The United States is witnessing aggravated cases of foodborne illnesses. Infections are estimated at around 48 million annually, 120,000 of whom require hospitalization, while 3,000 people die from this illness. In the same context, one out of every six Americans gets food poisoning annually. Given the scale and gravity of this situation, a solution was necessary to fight foodborne illnesses.
Las Vegas health department was among the first entities to tackle this challenge. The city collaborated with the University of Rochester and the National Science Foundation to develop nEmesis app, which relies on natural language processing and artificial intelligence. This app, launched in 2016, helps health departments collect food poisoning-related social media posts. The app's mechanism links tweets and restaurant pages by using geotagging and identifying likely food poisoning hot spots. On another note, the app can also be used to detect other health conditions in different areas for controlling mosquitoes or rating a doctor's visit.
The first phase of the project focused on preparing location-based epidemiology. This step improved the city's restaurant inspection protocols, mainly because health departments in Las Vegas and other cities typically use a random selection system for inspections. nEmesis employs smart algorithms to identify possible sites of infection during the three-month experimental phase. The app was originally designed to analyze 4 million tweets through deep learning algorithms trained to recognize keywords associated with a foodborne illness, such as the phrase "I feel nauseous."

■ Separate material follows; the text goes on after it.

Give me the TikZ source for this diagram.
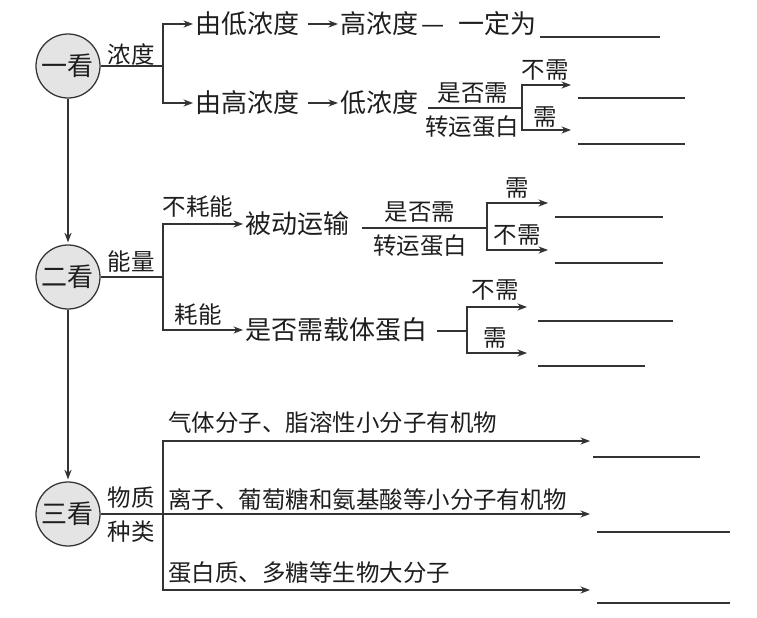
\documentclass[tikz,border=0pt]{standalone}
\usepackage{fontspec}
\setmainfont{Noto Sans CJK SC}
\usetikzlibrary{arrows.meta}

\definecolor{linegray}{HTML}{333333}
\definecolor{inkgray}{HTML}{1E1E1E}
\definecolor{circfill}{HTML}{E4E4E4}

\newcommand{\mainsz}{\fontsize{18.5pt}{20pt}\selectfont}
\newcommand{\subsz}{\fontsize{16.7pt}{18pt}\selectfont}

\begin{document}
\begin{tikzpicture}[
  look/.style={circle, draw=linegray, line width=0.9pt, fill=circfill, minimum size=1.6cm, inner sep=0pt, font=\mainsz, text=inkgray},
  item/.style={anchor=west, inner sep=0pt, font=\mainsz, text=inkgray},
  tag/.style={inner sep=0pt, font=\subsz, text=inkgray},
  link/.style={draw=linegray, line width=0.9pt},
  arr/.style={link, -{Stealth[length=2.4mm, width=1.8mm]}, shorten >=0.05cm},
  blank/.style={draw=linegray, line width=0.8pt}
]
\useasboundingbox (0,0) rectangle (18.925,-15.45);

% First look: concentration
\node[look] (look1) at (1.7,-1.65) {一看};
\node[tag] (conc) at (3.275,-1.375) {浓度};
\coordinate (fork1) at (4.075,-1.65);
\draw[link] (look1) -- (fork1);

\node[item] (lowhigh) at (4.875,-0.6) {由低浓度};
\node[item] (lowhighres) at (8.5,-0.6) {高浓度\makebox[1.15em][c]{—}\hspace{0.4em}一定为};
\node[item] (highlow) at (4.875,-2.575) {由高浓度};
\node[item] (highlowres) at (8.5,-2.575) {低浓度};
\draw[arr] (fork1) |- (lowhigh.west);
\draw[arr] (fork1) |- (highlow.west);
\draw[arr] ([xshift=0.2cm]lowhigh.east) -- (lowhighres.west);
\draw[arr] ([xshift=0.2cm]highlow.east) -- (highlowres.west);
\draw[blank] (13.5,-0.925) -- (16.5,-0.925);

% need a transport protein?
\coordinate (split1) at (10.7,-2.7);
\coordinate (fork2) at (13.05,-2.7);
\draw[link] (split1) -- (fork2);
\node[tag] (ask1) at (11.825,-2.325) {是否需};
\node[tag] (carrier1) at (11.8,-3.175) {转运蛋白};
\coordinate (no1) at (14.325,-2.125);
\coordinate (yes1) at (14.325,-3.25);
\draw[arr] (fork2) |- (no1);
\draw[arr] (fork2) |- (yes1);
\node[tag] (nolabel1) at (13.625,-1.75) {不需};
\node[tag] (yeslabel1) at (13.625,-2.925) {需};
\draw[blank] (14.45,-2.45) -- (17.125,-2.45);
\draw[blank] (14.45,-3.6) -- (17.125,-3.6);

% Second look: energy
\node[look] (look2) at (1.7,-6.925) {二看};
\draw[arr] (look1) -- (look2);
\node[tag] (energy) at (3.275,-6.55) {能量};
\coordinate (fork3) at (4.075,-6.925);
\draw[link] (look2) -- (fork3);

\node[item] (passive) at (6.125,-5.6) {被动运输};
\node[item] (carrierq) at (6.125,-8.25) {是否需载体蛋白};
\draw[arr] (fork3) |- (passive.west);
\draw[arr] (fork3) |- (carrierq.west);
\node[tag] (noenergy) at (4.95,-5.175) {不耗能};
\node[tag] (useenergy) at (4.95,-7.875) {耗能};

% passive: transport protein or not
\coordinate (split2) at (9.05,-5.7);
\coordinate (fork4) at (12.175,-5.7);
\draw[link] (split2) -- (fork4);
\node[tag] (ask2) at (10.5,-5.3) {是否需};
\node[tag] (carrier2) at (10.5,-6.15) {转运蛋白};
\coordinate (yes2) at (13.75,-5.075);
\coordinate (no2) at (13.75,-6.25);
\draw[arr] (fork4) |- (yes2);
\draw[arr] (fork4) |- (no2);
\node[tag] (yeslabel2) at (12.925,-4.7) {需};
\node[tag] (nolabel2) at (12.925,-5.875) {不需};
\draw[blank] (13.875,-5.425) -- (16.575,-5.425);
\draw[blank] (13.875,-6.575) -- (16.575,-6.575);

% energy used: carrier protein or not
\coordinate (split3) at (10.925,-8.275);
\coordinate (fork6) at (11.675,-8.275);
\draw[link] (split3) -- (fork6);
\coordinate (no3) at (13.225,-7.675);
\coordinate (yes3) at (13.225,-8.825);
\draw[arr] (fork6) |- (no3);
\draw[arr] (fork6) |- (yes3);
\node[tag] (nolabel3) at (12.375,-7.25) {不需};
\node[tag] (yeslabel3) at (12.375,-8.45) {需};
\draw[blank] (13.45,-8.025) -- (16.825,-8.025);
\draw[blank] (13.45,-9.15) -- (16.125,-9.15);

% Third look: kind of substance
\node[look] (look3) at (1.7,-12.85) {三看};
\draw[arr] (look2) -- (look3);
\node[tag] (kind1) at (3.275,-12.45) {物质};
\node[tag] (kind2) at (3.275,-13.3) {种类};
\coordinate (fork5) at (4.075,-12.85);
\draw[link] (look3) -- (fork5);

\coordinate (gas) at (14.8,-11.025);
\coordinate (ion) at (14.8,-12.85);
\coordinate (macro) at (14.8,-14.75);
\draw[arr] (fork5) |- (gas);
\draw[arr] (fork5) -- (ion);
\draw[arr] (fork5) |- (macro);
\node[tag, anchor=west] (gastext) at (4.2,-10.575) {气体分子、脂溶性小分子有机物};
\node[tag, anchor=west] (iontext) at (4.2,-12.5) {离子、葡萄糖和氨基酸等小分子有机物};
\node[tag, anchor=west] (macrotext) at (4.2,-14.325) {蛋白质、多糖等生物大分子};
\draw[blank] (14.825,-11.425) -- (17.5,-11.425);
\draw[blank] (14.925,-13.3) -- (18.25,-13.3);
\draw[blank] (14.925,-15.075) -- (18.25,-15.075);

\end{tikzpicture}
\end{document}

To benefit from traditional methodologies and the advantages of the nEmesis app, the team concerned with the controlled experiment performed half of the inspections using the random approach and the other half with nEmesis, without the inspectors being aware of any changes in the system. Researchers successfully provided the city hall with a list of the highest-priority locations for inspections due to potential adverse health impacts. The experiment scanned 16,000 tweets from 3,600 users every day. This scanning indicated that 1,000 of these tweets were linked to a specific site, and 12 of them contained data suggesting food poisoning. In order to test the app's efficacy, Las Vegas tweets were geotagged within 50 meters of a specific restaurant, then Twitter users were added to the database and monitored over a period of five days to learn whether they stayed in the city or crossed its borders. In the next phase, the team used a language model to assess tweets and locate foodborne illnesses reported by users. This is how restaurants were ranked according to the number of customers who recorded food-poisoning symptoms. Social media was also used as part of the distributed network of sensors to monitor these users and motivate city hall to conduct more effective inspections.
Once the experiment was complete, the researchers analyzed the results and found that the tweet-based system detected violations in 15% of inspections, compared to the 9% when the random system was used. Some of the inspections led to warnings while others resulted in closures. During the three-month controlled experiment, the researchers noticed that improving the effectiveness of restaurant inspections led to 9,000 fewer food poisoning cases and 557 fewer hospitalizations in Las Vegas. Testament to the app's success, nEmesis received an Innovative Applications of Artificial Intelligence award at the 30th Association for the Advancement of Artificial Intelligence (AAAI) conference in 2016.